Plotting code records:
— start —

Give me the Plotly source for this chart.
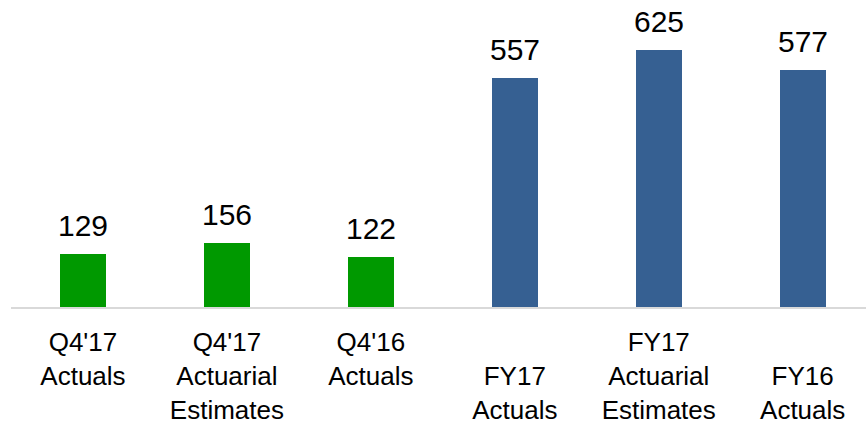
import plotly.graph_objects as go

categories = ["Q4'17<br>Actuals", "Q4'17<br>Actuarial<br>Estimates", "Q4'16<br>Actuals",
              "<br>FY17<br>Actuals", "FY17<br>Actuarial<br>Estimates", "<br>FY16<br>Actuals"]
values = [129, 156, 122, 557, 625, 577]
colors = ["#009900", "#009900", "#009900", "#366092", "#366092", "#366092"]

x_idx = list(range(len(categories)))

fig = go.Figure()
fig.add_trace(go.Bar(x=x_idx, y=values, marker=dict(color=colors, line=dict(width=0)),
                     width=0.32, showlegend=False))

for xi, v in zip(x_idx, values):
    fig.add_annotation(x=xi, y=v, text=str(v), showarrow=False, yanchor="bottom",
                       yshift=10, font=dict(family="Liberation Sans, Arial", size=30, color="#000000"))

fig.update_layout(
    width=866, height=424,
    margin=dict(l=11, r=0, t=0, b=117, autoexpand=False),
    plot_bgcolor="white", paper_bgcolor="white",
    bargap=0,
    font=dict(family="Liberation Sans, Arial", color="#000000"),
)
fig.update_xaxes(range=[-0.5, 5.44], tickmode="array", tickvals=x_idx, ticktext=categories,
                 showline=True, linecolor="#d9d9d9", linewidth=2, showgrid=False, ticks="",
                 tickfont=dict(size=26, color="#000000"), tickangle=0, ticklabelstandoff=11,
                 automargin=False)
fig.update_yaxes(range=[0, 747], visible=False, showgrid=False, zeroline=False, automargin=False)

fig.write_html("out.html")
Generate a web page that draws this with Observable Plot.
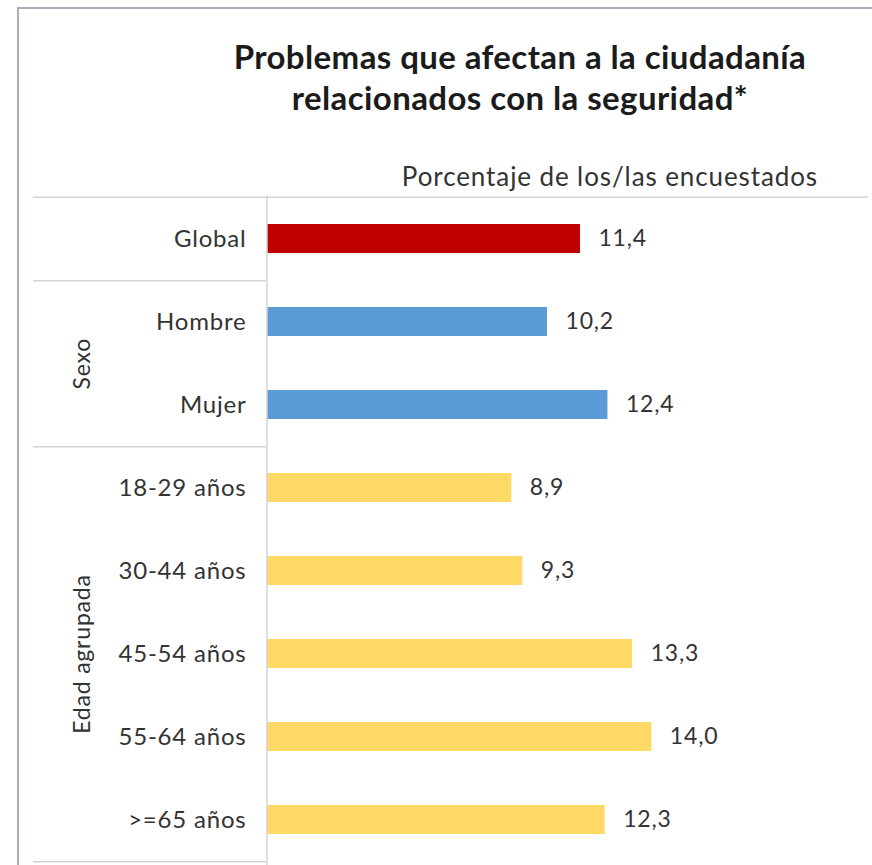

— end —

*Task requirements*.
Output the data exactly. Pictures don't belong in the result.

*Response*.
Give me the Plotly source for this chart.
import plotly.graph_objects as go

categories = ["Q4'17<br>Actuals", "Q4'17<br>Actuarial<br>Estimates", "Q4'16<br>Actuals",
              "<br>FY17<br>Actuals", "FY17<br>Actuarial<br>Estimates", "<br>FY16<br>Actuals"]
values = [129, 156, 122, 557, 625, 577]
colors = ["#009900", "#009900", "#009900", "#366092", "#366092", "#366092"]

x_idx = list(range(len(categories)))

fig = go.Figure()
fig.add_trace(go.Bar(x=x_idx, y=values, marker=dict(color=colors, line=dict(width=0)),
                     width=0.32, showlegend=False))

for xi, v in zip(x_idx, values):
    fig.add_annotation(x=xi, y=v, text=str(v), showarrow=False, yanchor="bottom",
                       yshift=10, font=dict(family="Liberation Sans, Arial", size=30, color="#000000"))

fig.update_layout(
    width=866, height=424,
    margin=dict(l=11, r=0, t=0, b=117, autoexpand=False),
    plot_bgcolor="white", paper_bgcolor="white",
    bargap=0,
    font=dict(family="Liberation Sans, Arial", color="#000000"),
)
fig.update_xaxes(range=[-0.5, 5.44], tickmode="array", tickvals=x_idx, ticktext=categories,
                 showline=True, linecolor="#d9d9d9", linewidth=2, showgrid=False, ticks="",
                 tickfont=dict(size=26, color="#000000"), tickangle=0, ticklabelstandoff=11,
                 automargin=False)
fig.update_yaxes(range=[0, 747], visible=False, showgrid=False, zeroline=False, automargin=False)

fig.write_html("out.html")
Generate a web page that draws this with Observable Plot.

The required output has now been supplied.